CS628 – Data Science
Week 12 Assignment
Monroe College
Note: Read the resources posted in week 12 folder and the chapter 7 of the ebook in
the week 12 folder (Python for Data Analysis).
Solve the following problems 1 to 3, work with the Nutrition_subset data set. The data set
contains the weight in grams along with the amount of saturated fat and the amount of
cholesterol for a set of 961 foods. Use Python.
1. The elements in the data set are food items of various sizes, ranging from a
teaspoon of cinnamon to an entire carrot cake.
a. Sort the data set by the saturated fat (saturated_fat) and produce a listing of
the five food items highest in saturated fat.
b. Comment on the validity of comparing food items of different sizes.
2. Derive a new variable, saturated_fat_per_gram, by dividing the amount of
saturated fat by the weight in grams.
a. Sort the data set by saturated_fat_per_gram and produce a listing of the
five food items highest in saturated fat per gram.
b. Which food has the most saturated fat per gram?
3. Derive a new variable, cholesterol_per_gram.
a. Sort the data set by cholesterol_per_gram and produce a listing of the five
food items highest in cholesterol fat per gram.
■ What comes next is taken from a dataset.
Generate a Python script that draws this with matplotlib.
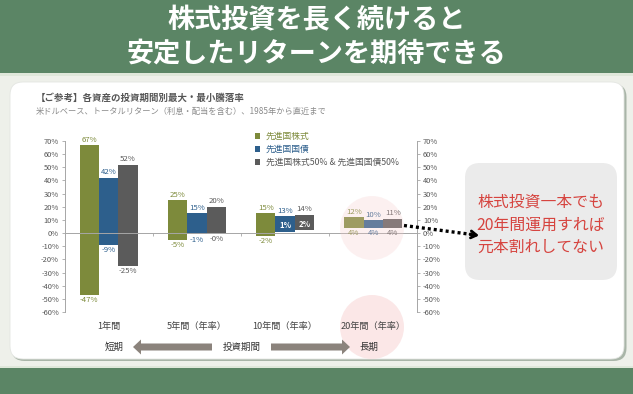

b. Which food has the most cholesterol fat per gram?
Solve the following problems 4 to 6, work with the adult_ch3_training data set. The
response is whether income exceeds $50,000. Use Python.
4. Add a record index field to the data set.
5. Determine whether any outliers exist for the education field.
6. Do the following for the age field.
a. Standardize the variable.
b. Identify how many outliers there are and identify the most extreme outlier.